§ SET TASK
Retype, please, the listing from its opening line through the line that contains "var blue = '#5069C9';", both included, without the pictures.

§ GIVEN MATERIAL
* Start *

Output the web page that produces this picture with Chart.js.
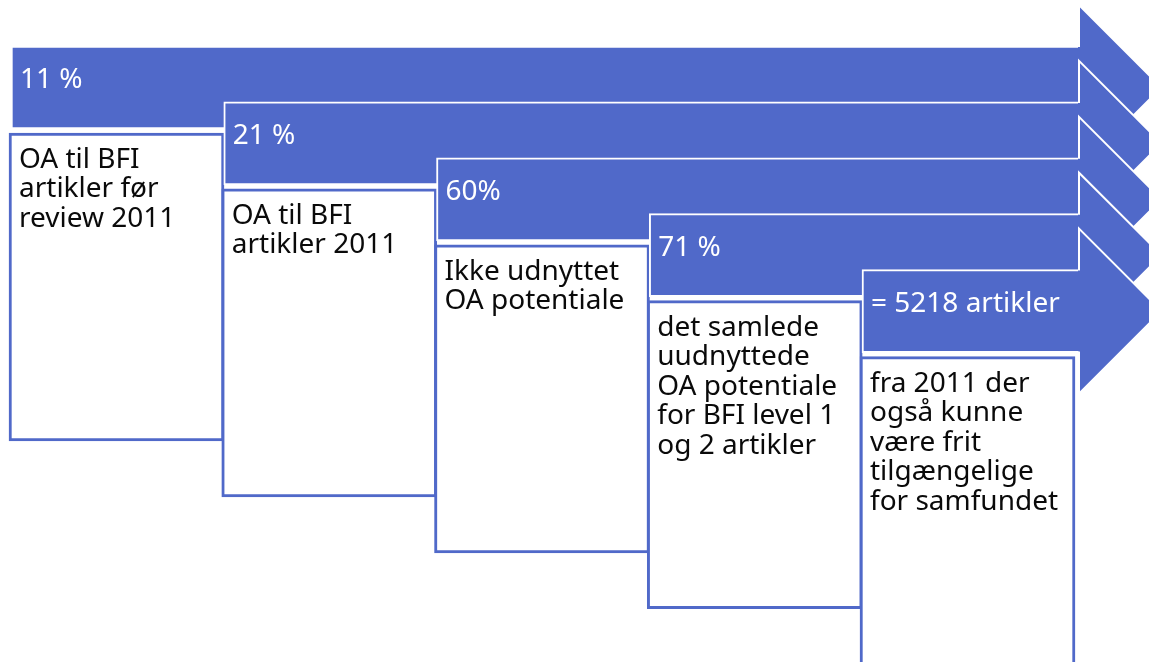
<!DOCTYPE html>
<html>
<head>
<meta charset="utf-8">
<script src="https://cdn.jsdelivr.net/npm/chart.js@4"></script>
<style>
  body { margin: 0; background: #fff; }
  #wrap { width: 1149px; height: 662px; }
</style>
</head>
<body>
<div id="wrap"><canvas id="steps"></canvas></div>
<script>
// values shown on the arrows
var stepLabels = ['11 %', '21 %', '60%', '71 %', '= 5218 artikler'];
// text in the box under each arrow
var stepTexts = [
    ['OA til BFI', 'artikler før', 'review 2011'],
    ['OA til BFI', 'artikler 2011'],
    ['Ikke udnyttet', 'OA potentiale'],
    ['det samlede', 'uudnyttede', 'OA potentiale', 'for BFI level 1', 'og 2 artikler'],
    ['fra 2011 der', 'også kunne', 'være frit', 'tilgængelige', 'for samfundet']
];

// layout of the staircase (scale units == pixels here)
var x0 = 11, dx = 212.75, top0 = 46, dy = 55.9;
var bandH = 83, headBase = 1079, headExt = 41;
var boxGap = 4, boxH = 308, boxW = 215;
var blue = '#5069C9';

function bandTop(i) { return top0 + i * dy; }
function stepLeft(i) { return x0 + i * dx; }
function boxTop(i) { return bandTop(i) + bandH + boxGap; }

var datasets = [];
stepLabels.forEach(function (lab, i) {
    datasets.push({
        label: lab,
        data: [{ x: [stepLeft(i), headBase], y: bandTop(i) + bandH / 2 }],
        backgroundColor: blue,
        borderColor: '#ffffff',
        borderWidth: 2,
        borderSkipped: 'right',
        barThickness: bandH,
        grouped: false,
        order: 100 - i * 2
    });
    datasets.push({
        label: stepTexts[i].join(' '),
        data: [{ x: [stepLeft(i) - 2, stepLeft(i) - 2 + boxW], y: boxTop(i) + boxH / 2 }],
        backgroundColor: '#ffffff',
        borderColor: blue,
        borderWidth: 3,
        borderSkipped: false,
        barThickness: boxH,
        grouped: false,
        order: 99 - i * 2
    });
});

var headsAndText = {
    id: 'headsAndText',
    afterDatasetsDraw: function (chart) {
        var ctx = chart.ctx;
        var xs = chart.scales.x, ys = chart.scales.y;
        ctx.save();
        // arrow heads
        stepLabels.forEach(function (lab, i) {
            var t = bandTop(i), b = t + bandH, c = t + bandH / 2;
            var half = bandH / 2 + headExt;
            var bx = xs.getPixelForValue(headBase);
            var tip = xs.getPixelForValue(headBase + half);
            var pt = ys.getPixelForValue(t + 1), pb = ys.getPixelForValue(b - 1);
            var ht = ys.getPixelForValue(c - half), hb = ys.getPixelForValue(c + half);
            var pc = ys.getPixelForValue(c);
            ctx.beginPath();
            ctx.moveTo(bx - 1, pt);
            ctx.lineTo(bx, pt);
            ctx.lineTo(bx, ht);
            ctx.lineTo(tip, pc);
            ctx.lineTo(bx, hb);
            ctx.lineTo(bx, pb);
            ctx.lineTo(bx - 1, pb);
            ctx.closePath();
            ctx.fillStyle = blue;
            ctx.fill();
            ctx.beginPath();
            ctx.moveTo(bx, pt);
            ctx.lineTo(bx, ht);
            ctx.lineTo(tip, pc);
            ctx.lineTo(bx, hb);
            ctx.lineTo(bx, pb);
            ctx.strokeStyle = '#ffffff';
            ctx.lineWidth = 2;
            ctx.stroke();
        });
        // labels on the arrows
        ctx.textBaseline = 'middle';
        ctx.textAlign = 'left';
        ctx.font = '28px "Noto Sans"';
        ctx.fillStyle = '#ffffff';
        stepLabels.forEach(function (lab, i) {
            ctx.fillText(lab, xs.getPixelForValue(stepLeft(i) + 9), ys.getPixelForValue(bandTop(i) + 34));
        });
        // box texts
        ctx.font = '28px "Noto Sans"';
        ctx.fillStyle = '#0a0a0a';
        stepTexts.forEach(function (lines, i) {
            lines.forEach(function (line, j) {
                ctx.fillText(line, xs.getPixelForValue(stepLeft(i) + 8),
                    ys.getPixelForValue(boxTop(i) + 27 + j * 29.5));
            });
        });
        ctx.restore();
    }
};

var ctx = document.getElementById('steps').getContext('2d');
var myChart = new Chart(ctx, {
    type: 'bar',
    data: { datasets: datasets },
    options: {
        indexAxis: 'y',
        responsive: true,
        maintainAspectRatio: false,
        animation: false,
        layout: { padding: 0 },
        scales: {
            x: { type: 'linear', min: 0, max: 1149, display: false, offset: false },
            y: { type: 'linear', min: 0, max: 662, reverse: true, display: false, offset: false }
        },
        plugins: {
            legend: { display: false },
            tooltip: { enabled: false }
        }
    },
    plugins: [headsAndText]
});
</script>
</body>
</html>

* End *

§ EXERCISE SOLUTION
Output the web page that produces this picture with Chart.js.
<!DOCTYPE html>
<html>
<head>
<meta charset="utf-8">
<script src="https://cdn.jsdelivr.net/npm/chart.js@4"></script>
<style>
  body { margin: 0; background: #fff; }
  #wrap { width: 1149px; height: 662px; }
</style>
</head>
<body>
<div id="wrap"><canvas id="steps"></canvas></div>
<script>
// values shown on the arrows
var stepLabels = ['11 %', '21 %', '60%', '71 %', '= 5218 artikler'];
// text in the box under each arrow
var stepTexts = [
    ['OA til BFI', 'artikler før', 'review 2011'],
    ['OA til BFI', 'artikler 2011'],
    ['Ikke udnyttet', 'OA potentiale'],
    ['det samlede', 'uudnyttede', 'OA potentiale', 'for BFI level 1', 'og 2 artikler'],
    ['fra 2011 der', 'også kunne', 'være frit', 'tilgængelige', 'for samfundet']
];

// layout of the staircase (scale units == pixels here)
var x0 = 11, dx = 212.75, top0 = 46, dy = 55.9;
var bandH = 83, headBase = 1079, headExt = 41;
var boxGap = 4, boxH = 308, boxW = 215;
var blue = '#5069C9';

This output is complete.